3.22 the Memorandum will contain a copy of the agreement governing the Combination and, in the case of holders of Norcom Shares, a form providing for the holder’s written consent to the Combination;

3.23 under Delaware law, the Combination must receive the consent of the holders of the majority of Norcom Shares;

3.24 under Delaware law, the holders of Norcom Shares will receive dissent and appraisal rights in respect of the Combination;

3.25 Wireless will issue up to 16,461,647 Wireless Shares in connection with the Combination and reserve for issuance an additional 2,600,000 Wireless Shares issuable upon the exercise of Norcom Options and Norcom Warrants;

3.26 Wireless has received conditional approval from the TSE for the listing of the Wireless Shares issuable with respect to the Combination;

3.27 the following trades may occur in connection with the Combination (the “Trades”):

3.27.1 the issuance of Wireless Shares and Wireless Notes in return for the surrender of Norcom Shares;

3.27.2 the issuance of Wireless Shares in return for the Norcom Note;

3.27.3 the issuance of Wireless Shares upon the redemption of Wireless Notes;

3.27.4 the issuance of Wireless Shares upon the exercise of Norcom Options and Norcom Warrants;

3.28 certain of the Trades will be distributions under the Legislation in respect of which no exemption from the Prospectus Requirement is available;

4. AND WHEREAS under the System, this MRRS Decision Document evidences the decision of each Decision Maker (collectively, the “Decision”);

5. AND WHEREAS each of the Decision Makers is satisfied that the test contained in the Legislation that provides the Decision Maker with the jurisdiction to make the Decision has been met;

6. THE DECISION of the Decision Makers under the Legislation is that the Prospectus Requirement shall not apply to the Trades;

7. THE FURTHER DECISION of the Decision Makers under the Legislation is that the first trade of Wireless Shares issued in reliance on this Decision in a Jurisdiction shall be deemed to be a distribution under the Legislation of such Jurisdiction (the “Applicable Legislation”) unless:

7.1 at the time of the first trade, Wireless is and has been a reporting issuer under the Applicable Legislation for the 12 months immediately preceding the trade;

7.2 no unusual effort is made to prepare the market or to create a demand for the Wireless Shares;

7.3 no extraordinary commission or consideration is paid to a person or company in respect of the trade;

7.4 if the seller of the securities is an insider or officer of Wireless, the seller has no reasonable grounds to believe that Wireless is in default of any requirement of the Applicable Legislation; and

7.5 the first trade is not from the holdings of a person or company or a combination of persons or companies holding a sufficient number of any securities of Wireless so as to affect materially the control of Wireless or more than 20% of the outstanding voting securities of Wireless, except where there is evidence showing that the holding of those securities does not affect materially the control of Wireless.

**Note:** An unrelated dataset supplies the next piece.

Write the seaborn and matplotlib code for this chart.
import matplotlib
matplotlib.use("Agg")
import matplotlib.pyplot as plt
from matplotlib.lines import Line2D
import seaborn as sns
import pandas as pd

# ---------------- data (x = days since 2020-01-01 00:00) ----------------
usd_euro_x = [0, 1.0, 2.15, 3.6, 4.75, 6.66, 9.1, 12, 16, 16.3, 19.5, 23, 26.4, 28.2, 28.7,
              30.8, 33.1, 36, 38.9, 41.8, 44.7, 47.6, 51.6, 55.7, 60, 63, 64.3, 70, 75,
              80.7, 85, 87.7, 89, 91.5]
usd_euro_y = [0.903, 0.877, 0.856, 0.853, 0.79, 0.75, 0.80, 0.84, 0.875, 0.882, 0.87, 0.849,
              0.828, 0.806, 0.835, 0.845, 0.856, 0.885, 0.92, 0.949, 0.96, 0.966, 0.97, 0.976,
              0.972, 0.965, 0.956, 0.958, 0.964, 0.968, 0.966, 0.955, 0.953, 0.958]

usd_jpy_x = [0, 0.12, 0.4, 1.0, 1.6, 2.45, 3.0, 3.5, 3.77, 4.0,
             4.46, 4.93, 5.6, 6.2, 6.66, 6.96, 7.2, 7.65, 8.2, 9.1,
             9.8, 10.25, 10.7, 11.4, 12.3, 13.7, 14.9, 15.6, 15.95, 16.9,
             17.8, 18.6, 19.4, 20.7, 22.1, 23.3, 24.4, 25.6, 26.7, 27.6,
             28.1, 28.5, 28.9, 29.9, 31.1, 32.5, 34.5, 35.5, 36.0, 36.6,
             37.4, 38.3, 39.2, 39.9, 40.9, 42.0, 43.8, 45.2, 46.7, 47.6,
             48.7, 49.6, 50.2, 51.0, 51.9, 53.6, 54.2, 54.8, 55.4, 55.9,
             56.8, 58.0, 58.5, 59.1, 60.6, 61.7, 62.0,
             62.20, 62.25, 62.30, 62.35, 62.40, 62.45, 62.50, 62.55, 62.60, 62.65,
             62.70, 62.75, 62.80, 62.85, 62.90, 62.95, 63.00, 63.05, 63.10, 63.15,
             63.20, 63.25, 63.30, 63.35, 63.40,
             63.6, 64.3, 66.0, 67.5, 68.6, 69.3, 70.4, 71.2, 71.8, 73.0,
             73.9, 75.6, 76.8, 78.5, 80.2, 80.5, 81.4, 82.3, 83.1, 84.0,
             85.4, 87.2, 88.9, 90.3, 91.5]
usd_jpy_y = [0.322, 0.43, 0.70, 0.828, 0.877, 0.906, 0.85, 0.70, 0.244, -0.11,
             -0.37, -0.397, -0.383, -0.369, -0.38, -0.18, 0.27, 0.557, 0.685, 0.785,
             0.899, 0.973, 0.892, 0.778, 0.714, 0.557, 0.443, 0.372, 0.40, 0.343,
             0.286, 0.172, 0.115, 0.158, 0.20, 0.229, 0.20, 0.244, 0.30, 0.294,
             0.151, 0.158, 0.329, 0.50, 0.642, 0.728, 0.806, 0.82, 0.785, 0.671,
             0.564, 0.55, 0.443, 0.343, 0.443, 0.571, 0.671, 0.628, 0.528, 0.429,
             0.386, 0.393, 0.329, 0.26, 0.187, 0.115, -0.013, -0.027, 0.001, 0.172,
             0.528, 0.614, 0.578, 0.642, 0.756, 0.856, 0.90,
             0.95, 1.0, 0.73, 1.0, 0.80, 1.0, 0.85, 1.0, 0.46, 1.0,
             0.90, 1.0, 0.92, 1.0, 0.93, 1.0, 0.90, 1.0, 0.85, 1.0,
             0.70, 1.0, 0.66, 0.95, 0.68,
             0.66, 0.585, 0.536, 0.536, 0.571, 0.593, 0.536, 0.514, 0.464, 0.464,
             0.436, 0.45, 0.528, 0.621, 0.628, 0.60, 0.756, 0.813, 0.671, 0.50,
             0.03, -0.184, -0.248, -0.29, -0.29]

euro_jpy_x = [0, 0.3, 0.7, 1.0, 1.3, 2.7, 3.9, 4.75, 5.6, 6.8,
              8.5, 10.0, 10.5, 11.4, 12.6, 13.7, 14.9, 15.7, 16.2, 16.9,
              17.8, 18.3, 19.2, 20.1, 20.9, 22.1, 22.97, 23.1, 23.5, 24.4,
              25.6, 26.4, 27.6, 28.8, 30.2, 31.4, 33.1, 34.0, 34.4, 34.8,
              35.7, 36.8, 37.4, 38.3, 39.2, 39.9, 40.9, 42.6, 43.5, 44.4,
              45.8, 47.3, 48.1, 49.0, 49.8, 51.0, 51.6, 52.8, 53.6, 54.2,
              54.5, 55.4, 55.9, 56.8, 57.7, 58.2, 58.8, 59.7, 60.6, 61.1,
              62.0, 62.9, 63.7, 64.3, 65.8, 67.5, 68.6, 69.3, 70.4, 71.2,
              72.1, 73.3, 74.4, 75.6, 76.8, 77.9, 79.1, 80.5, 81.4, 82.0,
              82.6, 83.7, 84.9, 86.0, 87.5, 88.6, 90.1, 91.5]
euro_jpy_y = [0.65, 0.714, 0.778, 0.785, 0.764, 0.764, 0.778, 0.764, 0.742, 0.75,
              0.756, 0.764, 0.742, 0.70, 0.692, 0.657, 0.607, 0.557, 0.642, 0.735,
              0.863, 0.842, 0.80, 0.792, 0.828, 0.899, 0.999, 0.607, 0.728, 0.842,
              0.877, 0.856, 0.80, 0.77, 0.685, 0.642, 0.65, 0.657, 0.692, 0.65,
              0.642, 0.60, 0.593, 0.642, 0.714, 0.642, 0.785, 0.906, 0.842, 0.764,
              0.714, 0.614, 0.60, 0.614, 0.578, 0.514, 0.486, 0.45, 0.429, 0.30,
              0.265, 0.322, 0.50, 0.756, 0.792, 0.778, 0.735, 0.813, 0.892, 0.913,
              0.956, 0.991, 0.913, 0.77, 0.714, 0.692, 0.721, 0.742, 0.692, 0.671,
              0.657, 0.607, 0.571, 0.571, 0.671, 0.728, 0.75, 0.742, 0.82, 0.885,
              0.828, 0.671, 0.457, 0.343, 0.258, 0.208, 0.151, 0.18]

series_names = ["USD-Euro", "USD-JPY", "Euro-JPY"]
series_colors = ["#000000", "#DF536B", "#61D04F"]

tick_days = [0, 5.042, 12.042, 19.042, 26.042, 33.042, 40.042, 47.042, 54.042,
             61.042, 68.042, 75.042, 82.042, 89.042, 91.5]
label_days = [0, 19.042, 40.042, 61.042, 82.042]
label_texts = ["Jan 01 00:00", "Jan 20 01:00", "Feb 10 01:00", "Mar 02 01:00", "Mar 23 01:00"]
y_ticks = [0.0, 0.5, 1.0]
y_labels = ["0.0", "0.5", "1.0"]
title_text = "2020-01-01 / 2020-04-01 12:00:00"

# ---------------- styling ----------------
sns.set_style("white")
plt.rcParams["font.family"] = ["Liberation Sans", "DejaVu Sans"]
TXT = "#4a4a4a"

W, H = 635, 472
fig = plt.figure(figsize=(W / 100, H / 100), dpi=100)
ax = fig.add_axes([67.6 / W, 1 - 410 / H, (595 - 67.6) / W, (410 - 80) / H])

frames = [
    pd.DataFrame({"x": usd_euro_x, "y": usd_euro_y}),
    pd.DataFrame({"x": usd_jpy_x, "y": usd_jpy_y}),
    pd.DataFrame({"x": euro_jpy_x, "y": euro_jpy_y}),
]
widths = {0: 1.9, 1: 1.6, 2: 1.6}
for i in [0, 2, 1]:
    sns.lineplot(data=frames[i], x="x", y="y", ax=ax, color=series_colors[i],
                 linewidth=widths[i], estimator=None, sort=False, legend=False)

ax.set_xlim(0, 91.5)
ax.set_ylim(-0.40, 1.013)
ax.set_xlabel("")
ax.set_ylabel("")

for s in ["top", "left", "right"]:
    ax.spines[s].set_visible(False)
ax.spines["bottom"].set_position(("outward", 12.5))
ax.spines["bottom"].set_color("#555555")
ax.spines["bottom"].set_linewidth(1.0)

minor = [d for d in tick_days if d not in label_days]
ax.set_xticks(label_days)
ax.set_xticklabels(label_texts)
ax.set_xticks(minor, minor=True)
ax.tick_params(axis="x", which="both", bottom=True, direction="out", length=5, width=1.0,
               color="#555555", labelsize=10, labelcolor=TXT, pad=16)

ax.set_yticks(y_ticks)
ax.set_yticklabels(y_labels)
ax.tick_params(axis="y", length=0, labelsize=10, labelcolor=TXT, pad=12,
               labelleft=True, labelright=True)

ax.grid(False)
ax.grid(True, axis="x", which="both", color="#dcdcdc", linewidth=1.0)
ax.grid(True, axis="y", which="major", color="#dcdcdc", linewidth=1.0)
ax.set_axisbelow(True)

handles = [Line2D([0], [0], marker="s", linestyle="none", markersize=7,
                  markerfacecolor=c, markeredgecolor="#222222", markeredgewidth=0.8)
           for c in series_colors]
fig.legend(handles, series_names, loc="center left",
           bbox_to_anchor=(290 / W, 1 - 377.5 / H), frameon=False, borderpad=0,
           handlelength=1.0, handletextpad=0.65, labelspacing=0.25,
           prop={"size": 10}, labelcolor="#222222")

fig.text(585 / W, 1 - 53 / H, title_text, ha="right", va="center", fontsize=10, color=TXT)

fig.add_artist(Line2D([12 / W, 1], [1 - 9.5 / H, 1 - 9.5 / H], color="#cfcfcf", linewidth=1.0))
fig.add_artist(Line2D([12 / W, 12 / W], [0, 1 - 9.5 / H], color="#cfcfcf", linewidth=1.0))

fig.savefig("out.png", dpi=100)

8. THE FURTHER DECISION of the Decision Makers under the Legislation is that, except for a trade made to Wireless upon the redemption of the Wireless Notes, the first trade of Wireless Notes issued in reliance on this Decision in a Jurisdiction shall be deemed to be a distribution under the Legislation of such Jurisdiction.

DATED this 22nd day of February, 2001.